Yinka’s view
In recent years Africa’s political and business leaders have come to see Gulf nations as the perfect counterweight to diversify away from Washington and Beijing and tap new sources of capital. That story was less geopolitical fantasy than hard necessity, as traditional funding options dwindled.
Over the last decade, the Gulf Cooperation Council has put more than $100 billion into Africa across energy, ports, logistics, and tech, dwarfing the US and rivaling Europe. Dubai, Abu Dhabi, and Doha have become regular backdrops for African presidents, ministers, and CEOs. And elites were as likely to fly to the Emirates for financing as to New York or Shanghai.

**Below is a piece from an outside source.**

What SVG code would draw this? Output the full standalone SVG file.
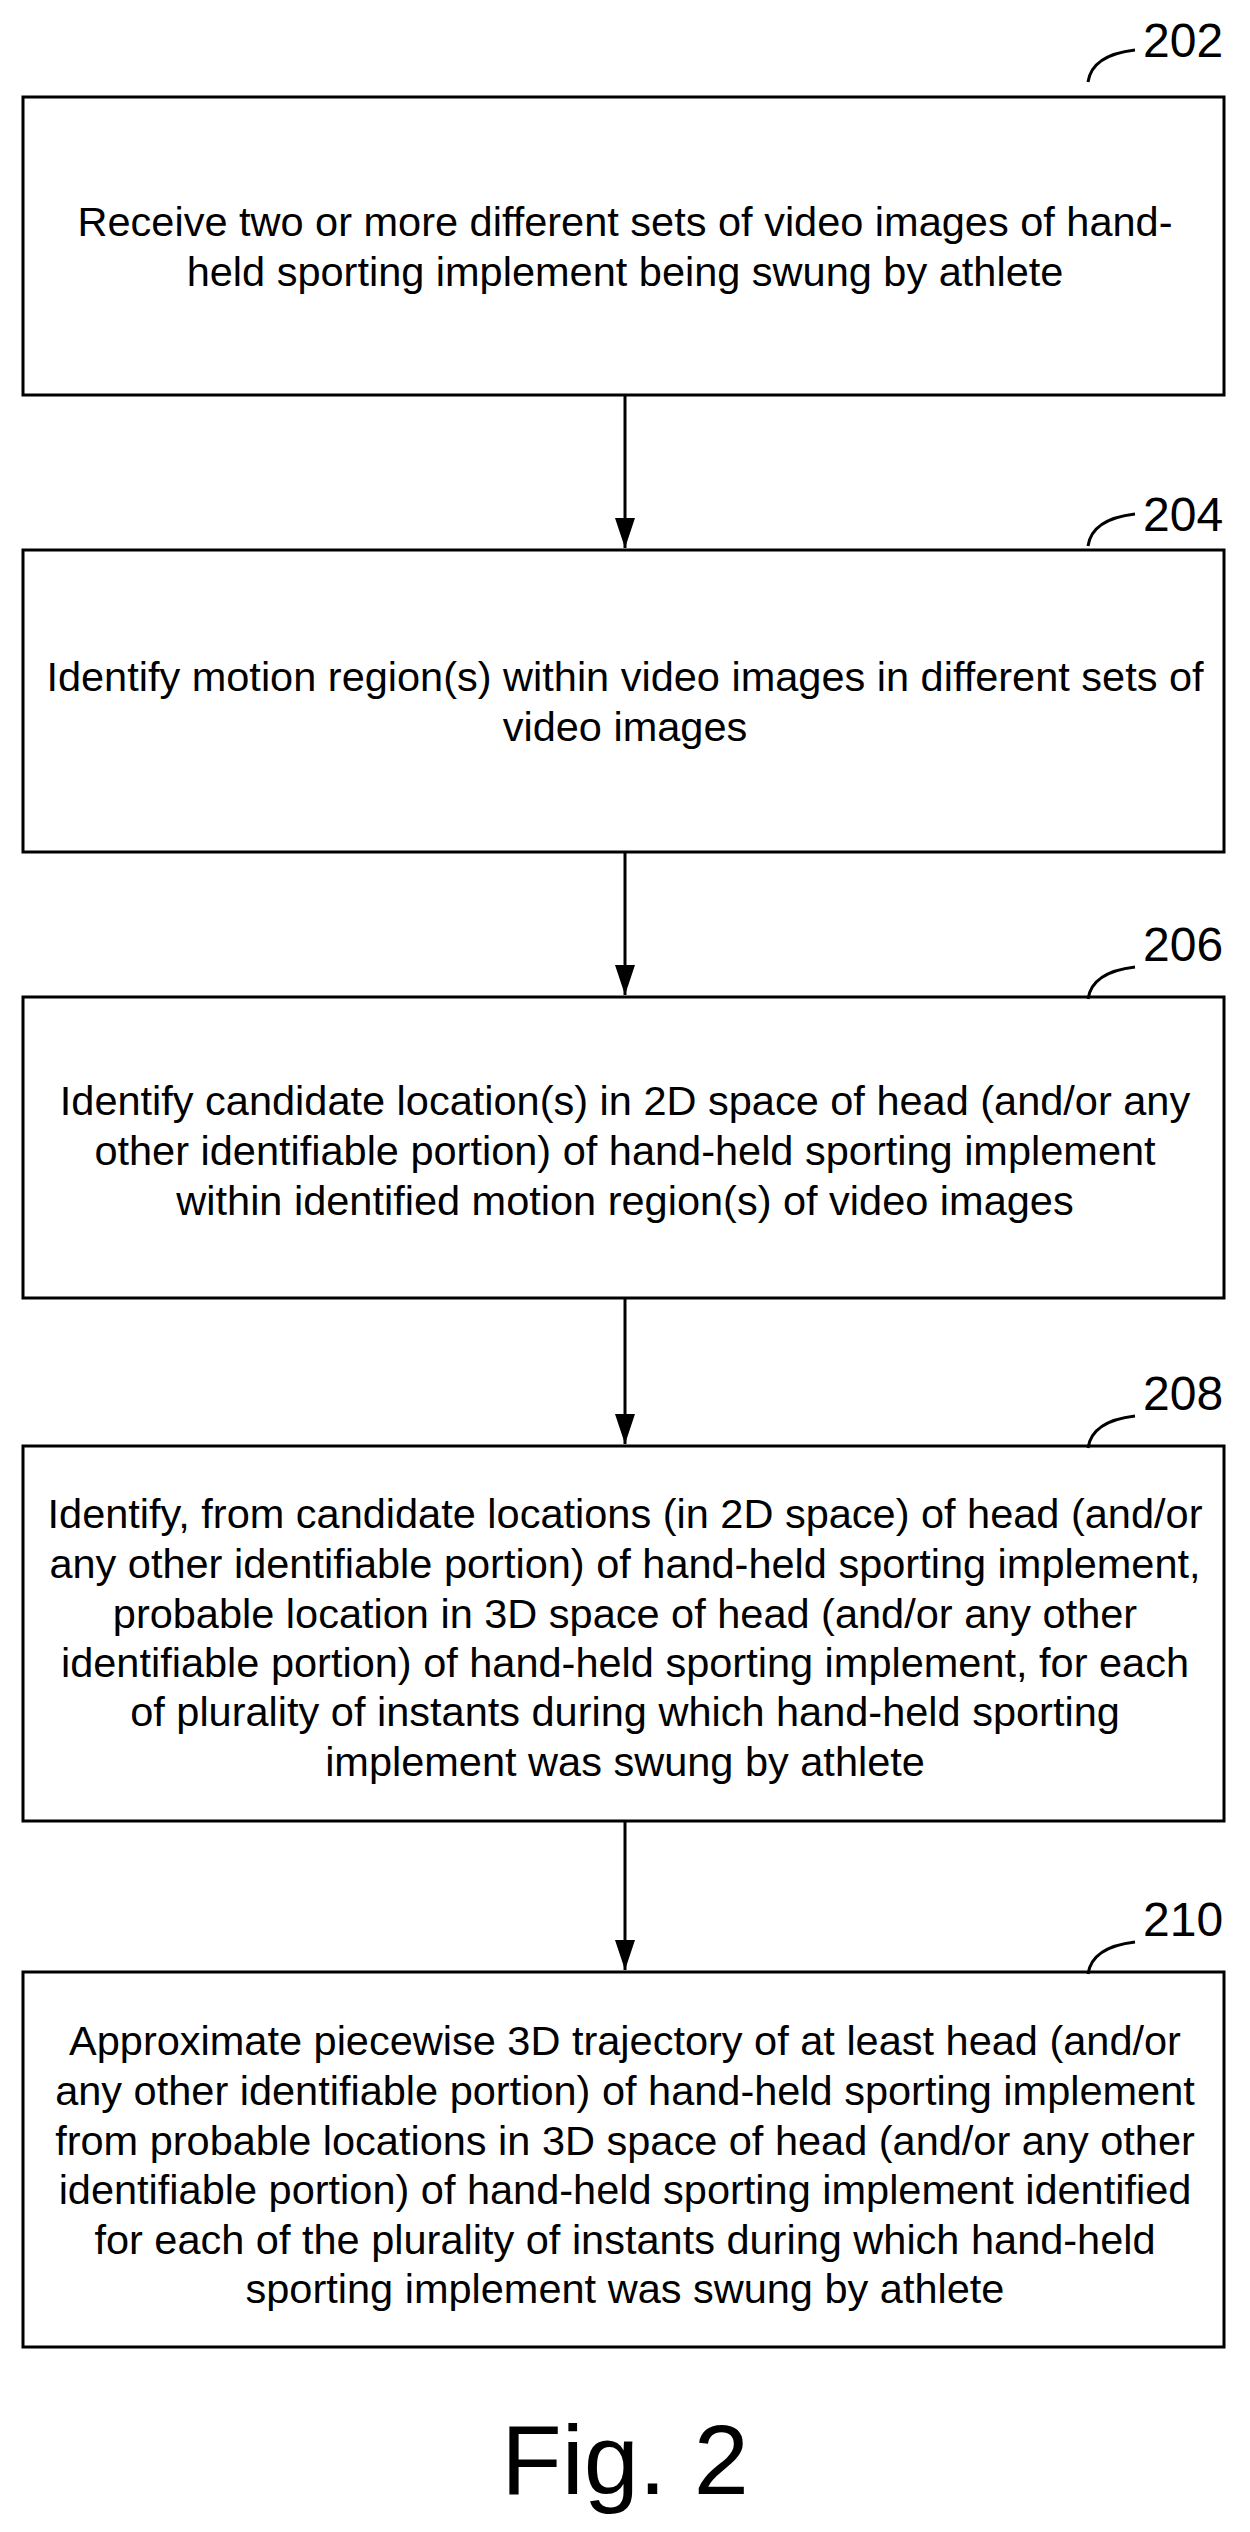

But that momentum has been severed: The US-Israel war on Iran — and Tehran’s reprisal attacks on Gulf powers — threaten to pull the region’s attention, capital, and political bandwidth back home. As missiles strike cities long assumed to be safe, sovereign wealth funds that have been pouring money into African renewable grids, ports, and startups may soon redirect toward immediate domestic priorities.
Africa is already exposed: Western FDI and development aid has faltered, China has signaled a pullback from large infrastructure loans, and Gulf capital was only beginning to fill that gap. What looked like a reliable “third way” could become another source of uncertainty.

The ripple effects could go further. One analyst told me that Gulf states may reduce support for proxies, security initiatives, and diplomatic outreach in Sudan and the Sahel — shrinking their footprint at precisely the moment Africa faces its own compounding crises.
Diversification away from the West and China was meant to reduce vulnerability. Instead, the continent may discover that in an interconnected world, there is no true hedge — and no partnership is truly immune.
Notable
- Gulf investment is particularly focused on the renewables sector, African Business reported, with Gulf nations hoping to diversify their oil-based economies.